Когда концерт кончался, слушатели начинали откашливаться и говорили: «Lindo, muy lindo», что значило «очень хорошо».
Затем на патефоне мы проигрывали неповрежденную вторую часть пластинки «Что за славный дружок Мэри», и они опять говорили: «Lindo».
Все были очень довольны. После этого мы с аппетитом приступали к жареной баранине. Потом опять была музыка, недолгая беседа, и, многократно обменявшись приветствиями, мы направлялись в сопровождении наших хозяев на берег.
Ныне мир стал слишком тесен, поэтому некоторые привычки и обычаи цивилизованного мира проникли в самые отдаленные и дикие края. Наши друзья в Баия-Бланке ничего не знали о североамериканском политическом устройстве, почти незнакомы были с нашими коммерческими и научными достижениями, но до них дошло и произвело известное впечатление наше искусство. Кудрявчик не стригся уже целый год. Он этого немного стыдился. Действительно, вряд ли кто еще видел такую пышную курчавую шевелюру.
Узнав, что я некогда был парикмахером, он стал умолять подстричь его. Мне болезненно хотелось обкарнать его покороче, но он не дался.
— Подстригите меня по-североамерикански, — попросил он и подробно объяснил, что имеет в виду.
Строго следуя его инструкциям, я обстриг его локоны так, что над ушами белела полоска кожи и сквозь короткий жесткий ежик голубовато просвечивал череп. Впереди же я оставил черный кудрявый чуб, напоминавший хризантему. С профессиональным изяществом я сдернул с шеи моего клиента полотенце и поднес ему зеркало.
— Lindo! — вскричал он.
— Lindo! — вторил ему пришедший взглянуть дон Антонио.
С довольной и горделивой улыбкой Кудрявчик поблагодарил меня и сказал, что лучше североамериканцев никто не умеет стричь. Вот что на берегах Тьерра-дель-Фуэго знают об Америке!

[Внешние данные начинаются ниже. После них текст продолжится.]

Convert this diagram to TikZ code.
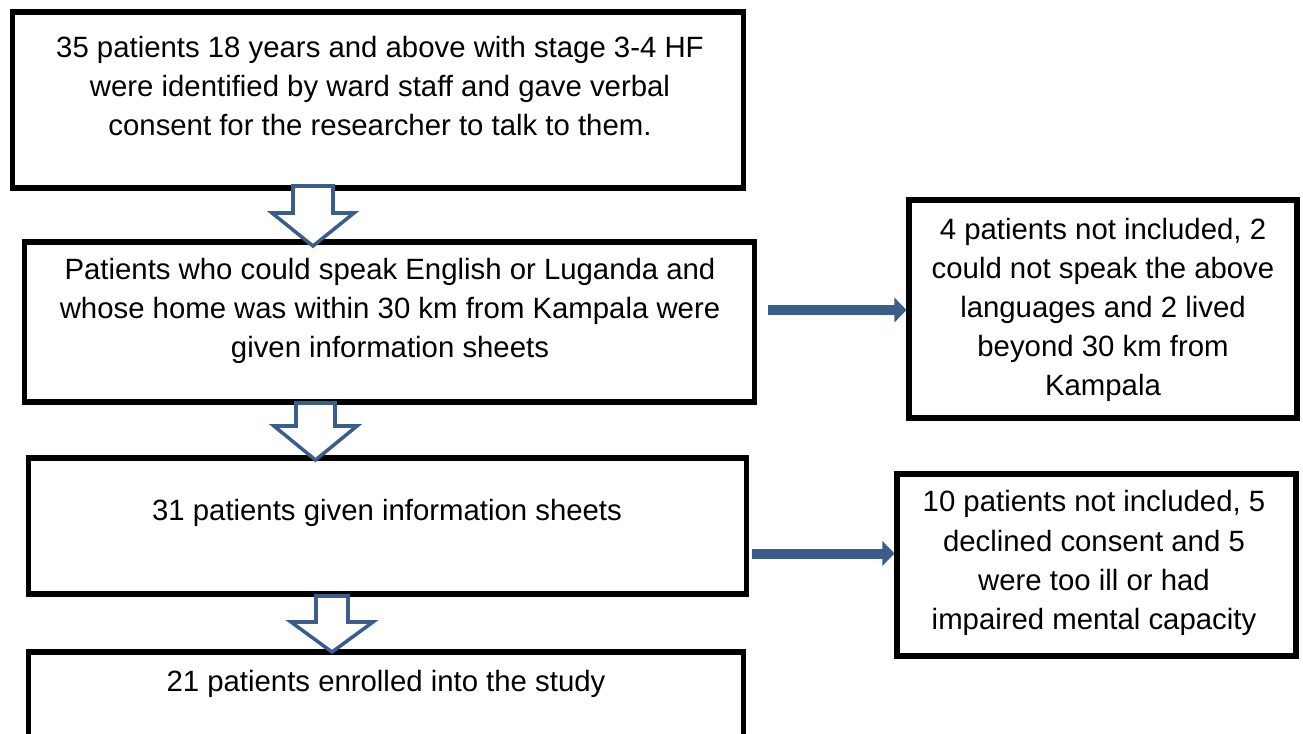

Так в смене работы и досуга бежали дни. Иногда дул бешеный ветер, иногда умеренный, а порой наступало полнейшее безветрие, и тогда в гладких, как зеркало, зеленых, как нефрит, водах залива, опрокинувшись, отражались горы. Иногда наш наблюдательный взор усматривал, что облака изменили направление. В страшном возбуждении мы прощались с друзьями, выбирали якорь и отплывали. Но какие бы течения ни возникали в воздушном океане, внизу, в узкой щели залива, господствовал только западный ветер. Мы с трудом выходили из бухты, дрейфуя проходили милю-две и затем, обескураженные напрасной тратой времени, поджав хвост, смиренно возвращались обратно.
В глубине бухты Баия-Бланка к берегу подходит большая ледниковая морена, она тянется в глубь побережья к зеленовато-голубому леднику. Этот ледниковый поток стекает к морю из глубины страны и символизирует запустение и одиночество, присущие антарктической зиме. На востоке ледник загораживает огромный плоский купол горы, покрытый льдом и чистейшим снегом. Между ней и более близкой горой на северо-восточном берегу Баия-Бланки простирается на юго-восток широкая долина. Так как на ее горизонте нет горного барьера, она кажется большой дорогой, ведущей на юг.
На краю морены стоял невысокий холм. С его вершины мне впервые открылся этот вид, и тогда и еще много раз потом, когда я созерцал его, сидя на защищенном от ветра склоне холма, меня целиком захватывала красота места. Я много размышлял о ее неотступной и в то же время обманчивой власти над моей душой.
Случайность ли это, что картины природы могут символизировать для человека настроения, склонности и желания его души? Девственные дороги пустыни напоминают о трудном и одиноком пути, который должны превозмочь алчущие души. Сверкающая непорочная белизна высокогорных снегов, — нетронутых и, может быть, недостижимых; красота гор, затянутых туманной дымкой, из-за которой не различишь, земля это или облако; далекие ясные бесстрастные горы — все это символизирует высочайшие устремления духа. Может, это пылкое воображение человека наделяет горы ореолом символики? Скорее же всего, реальные горы и долы, море и бездонные небеса, всегда и неизменно господствующие над человеком, баюкают его в ту раннюю пору, когда он только просыпается к сознательной жизни; вечно улыбающиеся, тоскующие и грозящие ему, они отразились в его натуре и создали его таким, какой он есть.
И даже если человек живет в окружении себе подобных, в его сны вторгаются образы неизведанного края, в городе вечером шелестят деревья, а людям кажется, что они слышат шум и плеск морских волн. Они видят, как луна освещает серебряные пики гор. Вселенная является им во всей своей славе и величии. Людей охватывает беспокойство, в них просыпается свойственная предкам мужественная тяга к приключениям, и они уходят.